You see, Lemmon's villain, Professor Fate, turns out to be an exact double for a Crown Prince (Lemmon plays a dual role, "Prince and the Pauper"-style) and this makes him valuable to the forces that are trying to overthrow the government in Pottsdorf. But if only they'd kept racing and not stopped, they never would have known... The details of what slow them down are somewhat important, but it bothers me that they get bogged down at all - did the writer even know what a race is?
Worse, their time in Pottsdorf leads to a traditional swordfight and a clichéd pie fight. Whatever appreciation for slapstick that I regained by watching the Marx Brothers films a couple months ago has now been ruined by this cheezy cream-pie splatfest that had no purpose or resolution. It was all just "look how messy we can get" without any gags, except for "let's see how long we can keep Tony Curtis' white outfit clean, before he gets hit with a pie". Hilarious? Hardly - though the sight of Natalie Wood covered in whipped cream has probably been the inspiration for a few fetish web-sites.

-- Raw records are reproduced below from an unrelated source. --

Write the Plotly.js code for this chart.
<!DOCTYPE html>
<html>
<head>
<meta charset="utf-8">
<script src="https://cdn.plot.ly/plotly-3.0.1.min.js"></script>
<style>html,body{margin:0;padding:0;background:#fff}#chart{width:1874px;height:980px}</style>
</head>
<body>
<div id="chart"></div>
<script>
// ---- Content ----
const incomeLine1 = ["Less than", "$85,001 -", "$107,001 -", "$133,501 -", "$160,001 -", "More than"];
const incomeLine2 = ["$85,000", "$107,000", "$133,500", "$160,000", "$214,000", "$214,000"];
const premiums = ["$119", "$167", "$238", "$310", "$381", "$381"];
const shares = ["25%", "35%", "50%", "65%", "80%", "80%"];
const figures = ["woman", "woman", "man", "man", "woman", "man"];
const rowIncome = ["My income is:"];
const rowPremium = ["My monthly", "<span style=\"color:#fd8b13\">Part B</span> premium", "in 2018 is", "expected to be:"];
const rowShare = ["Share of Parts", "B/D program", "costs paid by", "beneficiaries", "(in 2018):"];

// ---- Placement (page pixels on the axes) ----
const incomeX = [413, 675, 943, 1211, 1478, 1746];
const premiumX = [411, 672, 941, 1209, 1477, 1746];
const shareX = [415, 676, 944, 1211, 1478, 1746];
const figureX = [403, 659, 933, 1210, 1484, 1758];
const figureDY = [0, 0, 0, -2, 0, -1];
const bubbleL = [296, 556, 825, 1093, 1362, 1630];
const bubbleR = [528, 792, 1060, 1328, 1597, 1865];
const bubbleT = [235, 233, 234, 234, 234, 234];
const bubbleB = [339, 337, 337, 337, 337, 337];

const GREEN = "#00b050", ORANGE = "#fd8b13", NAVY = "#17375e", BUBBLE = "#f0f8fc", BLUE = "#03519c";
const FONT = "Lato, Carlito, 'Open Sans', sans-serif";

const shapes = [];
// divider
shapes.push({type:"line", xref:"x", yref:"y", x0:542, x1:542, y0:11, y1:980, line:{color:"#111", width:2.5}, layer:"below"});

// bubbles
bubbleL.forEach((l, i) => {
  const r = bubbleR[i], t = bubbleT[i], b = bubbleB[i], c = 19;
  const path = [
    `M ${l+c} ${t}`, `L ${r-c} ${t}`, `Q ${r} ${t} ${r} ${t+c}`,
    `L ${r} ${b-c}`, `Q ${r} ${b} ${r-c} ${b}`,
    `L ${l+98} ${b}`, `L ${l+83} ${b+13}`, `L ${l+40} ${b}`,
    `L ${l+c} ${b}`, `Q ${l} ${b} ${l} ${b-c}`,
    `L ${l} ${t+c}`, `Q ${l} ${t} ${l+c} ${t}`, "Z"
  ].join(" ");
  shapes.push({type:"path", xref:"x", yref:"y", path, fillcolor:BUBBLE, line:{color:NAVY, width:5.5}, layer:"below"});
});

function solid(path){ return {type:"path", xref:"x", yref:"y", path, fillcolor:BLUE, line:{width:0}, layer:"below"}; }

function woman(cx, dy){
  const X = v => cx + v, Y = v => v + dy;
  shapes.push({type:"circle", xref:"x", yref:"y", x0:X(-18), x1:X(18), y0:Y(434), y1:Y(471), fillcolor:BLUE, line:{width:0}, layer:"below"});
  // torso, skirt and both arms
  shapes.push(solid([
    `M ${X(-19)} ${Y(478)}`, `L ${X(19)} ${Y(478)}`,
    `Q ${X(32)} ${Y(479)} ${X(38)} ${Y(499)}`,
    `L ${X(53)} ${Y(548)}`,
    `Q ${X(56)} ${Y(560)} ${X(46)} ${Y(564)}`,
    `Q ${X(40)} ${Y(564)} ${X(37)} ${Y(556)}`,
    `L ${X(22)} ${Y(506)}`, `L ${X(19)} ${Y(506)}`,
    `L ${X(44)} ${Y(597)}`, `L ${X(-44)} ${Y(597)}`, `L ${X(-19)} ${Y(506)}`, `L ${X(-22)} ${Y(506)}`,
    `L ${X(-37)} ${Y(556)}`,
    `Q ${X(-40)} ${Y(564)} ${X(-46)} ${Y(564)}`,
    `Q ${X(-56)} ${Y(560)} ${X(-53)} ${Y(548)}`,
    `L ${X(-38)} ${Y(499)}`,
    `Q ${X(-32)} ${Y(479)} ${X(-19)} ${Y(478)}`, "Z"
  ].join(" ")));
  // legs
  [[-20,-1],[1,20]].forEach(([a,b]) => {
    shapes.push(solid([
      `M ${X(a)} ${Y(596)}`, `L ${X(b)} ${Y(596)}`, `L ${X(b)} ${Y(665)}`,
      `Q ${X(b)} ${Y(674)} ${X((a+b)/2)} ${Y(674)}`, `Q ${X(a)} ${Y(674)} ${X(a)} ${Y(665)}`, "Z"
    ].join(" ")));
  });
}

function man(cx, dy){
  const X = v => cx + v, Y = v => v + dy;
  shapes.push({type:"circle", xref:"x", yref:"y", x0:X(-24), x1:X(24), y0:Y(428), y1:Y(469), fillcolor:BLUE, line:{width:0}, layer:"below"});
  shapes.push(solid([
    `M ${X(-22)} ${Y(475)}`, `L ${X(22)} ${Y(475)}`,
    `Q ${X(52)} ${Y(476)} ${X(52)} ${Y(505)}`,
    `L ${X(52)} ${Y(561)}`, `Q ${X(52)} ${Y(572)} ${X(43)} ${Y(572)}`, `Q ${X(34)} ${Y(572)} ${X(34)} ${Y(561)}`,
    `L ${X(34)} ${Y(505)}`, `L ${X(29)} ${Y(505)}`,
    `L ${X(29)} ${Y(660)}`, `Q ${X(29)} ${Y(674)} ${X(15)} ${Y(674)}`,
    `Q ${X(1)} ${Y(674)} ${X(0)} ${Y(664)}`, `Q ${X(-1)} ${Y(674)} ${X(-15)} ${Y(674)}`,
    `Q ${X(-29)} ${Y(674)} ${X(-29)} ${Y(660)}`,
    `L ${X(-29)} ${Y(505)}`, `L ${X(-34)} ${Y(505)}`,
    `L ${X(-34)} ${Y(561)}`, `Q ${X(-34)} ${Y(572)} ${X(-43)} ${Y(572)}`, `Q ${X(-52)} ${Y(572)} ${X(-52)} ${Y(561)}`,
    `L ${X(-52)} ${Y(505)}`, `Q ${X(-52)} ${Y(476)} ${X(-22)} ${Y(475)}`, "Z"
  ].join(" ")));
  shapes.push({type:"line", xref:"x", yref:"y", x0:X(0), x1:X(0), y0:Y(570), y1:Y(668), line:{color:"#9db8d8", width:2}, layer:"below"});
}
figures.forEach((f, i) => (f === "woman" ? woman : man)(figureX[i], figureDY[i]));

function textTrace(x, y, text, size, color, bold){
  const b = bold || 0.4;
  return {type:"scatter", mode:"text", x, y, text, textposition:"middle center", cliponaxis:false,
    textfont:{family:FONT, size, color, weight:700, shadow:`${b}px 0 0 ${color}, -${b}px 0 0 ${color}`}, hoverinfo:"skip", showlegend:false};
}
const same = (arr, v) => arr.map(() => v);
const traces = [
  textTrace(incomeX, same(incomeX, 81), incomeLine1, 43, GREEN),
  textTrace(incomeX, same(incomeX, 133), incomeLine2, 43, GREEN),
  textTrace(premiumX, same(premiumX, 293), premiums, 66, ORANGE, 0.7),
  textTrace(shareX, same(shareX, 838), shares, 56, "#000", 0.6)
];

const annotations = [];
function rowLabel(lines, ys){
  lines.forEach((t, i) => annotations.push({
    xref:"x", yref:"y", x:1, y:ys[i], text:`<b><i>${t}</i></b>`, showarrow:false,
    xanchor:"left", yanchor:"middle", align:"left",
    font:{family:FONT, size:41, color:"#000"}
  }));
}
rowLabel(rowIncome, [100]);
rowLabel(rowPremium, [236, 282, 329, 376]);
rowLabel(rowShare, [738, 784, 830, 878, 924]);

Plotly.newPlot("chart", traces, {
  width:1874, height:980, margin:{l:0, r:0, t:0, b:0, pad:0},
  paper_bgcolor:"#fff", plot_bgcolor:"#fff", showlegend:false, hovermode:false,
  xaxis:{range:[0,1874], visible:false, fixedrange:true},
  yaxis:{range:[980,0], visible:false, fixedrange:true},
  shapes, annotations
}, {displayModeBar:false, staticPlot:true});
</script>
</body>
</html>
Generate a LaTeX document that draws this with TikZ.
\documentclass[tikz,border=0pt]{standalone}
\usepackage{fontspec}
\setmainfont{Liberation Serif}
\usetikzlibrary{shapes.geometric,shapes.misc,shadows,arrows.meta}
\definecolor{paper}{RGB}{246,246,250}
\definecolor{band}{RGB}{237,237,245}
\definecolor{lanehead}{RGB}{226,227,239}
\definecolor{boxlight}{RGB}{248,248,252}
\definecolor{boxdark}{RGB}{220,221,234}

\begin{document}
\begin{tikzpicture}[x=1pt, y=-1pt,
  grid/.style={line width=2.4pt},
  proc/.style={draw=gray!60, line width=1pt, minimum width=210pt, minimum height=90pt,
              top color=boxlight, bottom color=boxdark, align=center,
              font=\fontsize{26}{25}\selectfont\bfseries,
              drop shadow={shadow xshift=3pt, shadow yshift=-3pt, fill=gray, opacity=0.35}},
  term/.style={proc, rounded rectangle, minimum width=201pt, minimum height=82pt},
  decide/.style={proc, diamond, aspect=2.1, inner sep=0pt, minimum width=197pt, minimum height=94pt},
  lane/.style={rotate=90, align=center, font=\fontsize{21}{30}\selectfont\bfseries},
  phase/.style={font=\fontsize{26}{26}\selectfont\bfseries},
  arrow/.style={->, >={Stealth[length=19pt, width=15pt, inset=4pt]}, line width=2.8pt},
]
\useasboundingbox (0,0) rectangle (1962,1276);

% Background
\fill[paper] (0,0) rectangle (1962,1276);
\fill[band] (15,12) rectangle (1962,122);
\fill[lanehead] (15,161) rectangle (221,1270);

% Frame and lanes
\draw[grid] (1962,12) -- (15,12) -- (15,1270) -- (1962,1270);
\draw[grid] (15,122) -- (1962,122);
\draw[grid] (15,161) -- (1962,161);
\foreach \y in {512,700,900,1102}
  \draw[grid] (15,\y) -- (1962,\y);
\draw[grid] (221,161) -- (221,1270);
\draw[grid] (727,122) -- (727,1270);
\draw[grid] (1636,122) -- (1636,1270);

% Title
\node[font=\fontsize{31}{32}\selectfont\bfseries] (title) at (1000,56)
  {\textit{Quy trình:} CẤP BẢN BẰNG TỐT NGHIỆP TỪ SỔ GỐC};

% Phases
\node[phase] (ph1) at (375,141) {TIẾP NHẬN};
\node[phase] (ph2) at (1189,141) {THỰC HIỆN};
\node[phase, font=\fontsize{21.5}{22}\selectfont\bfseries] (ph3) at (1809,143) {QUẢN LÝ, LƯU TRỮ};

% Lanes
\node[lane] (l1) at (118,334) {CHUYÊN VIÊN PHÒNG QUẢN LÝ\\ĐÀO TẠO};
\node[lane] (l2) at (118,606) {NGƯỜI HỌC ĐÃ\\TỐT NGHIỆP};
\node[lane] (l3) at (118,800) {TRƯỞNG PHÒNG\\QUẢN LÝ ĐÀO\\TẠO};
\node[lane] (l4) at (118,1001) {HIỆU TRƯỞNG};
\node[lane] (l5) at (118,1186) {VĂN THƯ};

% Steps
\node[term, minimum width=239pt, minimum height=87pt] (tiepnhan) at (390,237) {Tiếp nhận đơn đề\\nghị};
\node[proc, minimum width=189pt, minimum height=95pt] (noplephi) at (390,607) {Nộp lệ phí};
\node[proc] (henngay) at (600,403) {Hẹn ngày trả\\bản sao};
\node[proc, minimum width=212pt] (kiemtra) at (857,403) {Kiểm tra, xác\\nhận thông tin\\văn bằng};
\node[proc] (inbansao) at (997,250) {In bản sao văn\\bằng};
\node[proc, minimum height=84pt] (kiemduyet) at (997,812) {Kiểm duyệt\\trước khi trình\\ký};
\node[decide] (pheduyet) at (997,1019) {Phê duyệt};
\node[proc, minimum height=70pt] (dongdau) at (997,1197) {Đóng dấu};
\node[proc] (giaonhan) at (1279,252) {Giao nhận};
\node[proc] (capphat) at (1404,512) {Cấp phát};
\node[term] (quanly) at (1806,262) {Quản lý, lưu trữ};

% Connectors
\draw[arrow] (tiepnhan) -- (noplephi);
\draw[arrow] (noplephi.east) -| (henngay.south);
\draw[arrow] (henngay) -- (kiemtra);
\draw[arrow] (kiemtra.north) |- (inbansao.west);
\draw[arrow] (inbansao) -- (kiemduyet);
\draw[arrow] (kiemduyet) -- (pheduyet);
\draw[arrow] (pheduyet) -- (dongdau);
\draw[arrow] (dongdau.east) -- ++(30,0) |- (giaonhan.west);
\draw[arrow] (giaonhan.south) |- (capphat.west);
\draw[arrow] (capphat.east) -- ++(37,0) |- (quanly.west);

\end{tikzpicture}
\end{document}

Finally, they all remember that a race is going on and they high-tail it to Paris, but even then the sprint to the finish line gets all bogged down in sexual politics, as Wood's character argues with Curtis' character about the emancipation of women. It's a wonder anything got done in the 1910's if everyone was arguing all the time about which gender is more capable. I guess that people in the 1960's were naturally nostalgic for the early 1900's, but I'm hard-pressed to understand why.
NITPICK POINT: In a race to Paris where cars leave New York and head to Chicago, why on earth would they travel north to Albany? They know that to get to Chicago, you've got to drive west, right? For that matter, who planned this damn route in the first place? I mean, it's better that they travel west to Alaska rather than try to drive over the Atlantic Ocean, but what was their original plan to get from Alaska to Russia? Were they supposed to take a ferry or something? They got there through rather comic means, but I'd still like to see the directions.
NITPICK POINT #2: I realize this is a comedy, and not meant to be taken seriously, but that's not how homing pigeons work. They're trained to run on specific routes, and you can't just take a pigeon out to some place it's never been, like way out West, and expect it to make it back to New York if it's never travelled that way before.
NITPICK POINT #3: The band music that they used (over and over again, ugh) at nearly every crowd scene, and at the beginning and end of the race, sounded like a pastiche of several notable songs, like "Hail to the Chief", "Dixie", and "America the Beautiful" - but it's quite obvious that it was the same three minutes of music, looped over and over, at every stop. This is laziness of the highest order, not only repeating the music, but borrowing from so many other songs, and whatever Henry Mancini got paid to compose this, it was too much.
Also starring Jack Lemmon (last seen in "Mister Roberts"), Tony Curtis (last seen in "The Defiant Ones"), Natalie Wood (last seen in "This Property Is Condemned"), Keenan Wynn, Arthur O'Connell, Vivian Vance, Ross Martin, Larry Storch (last seen in "Sex and the Single Girl"), Dorothy Provine, Marvin Kaplan, Denver Pyle.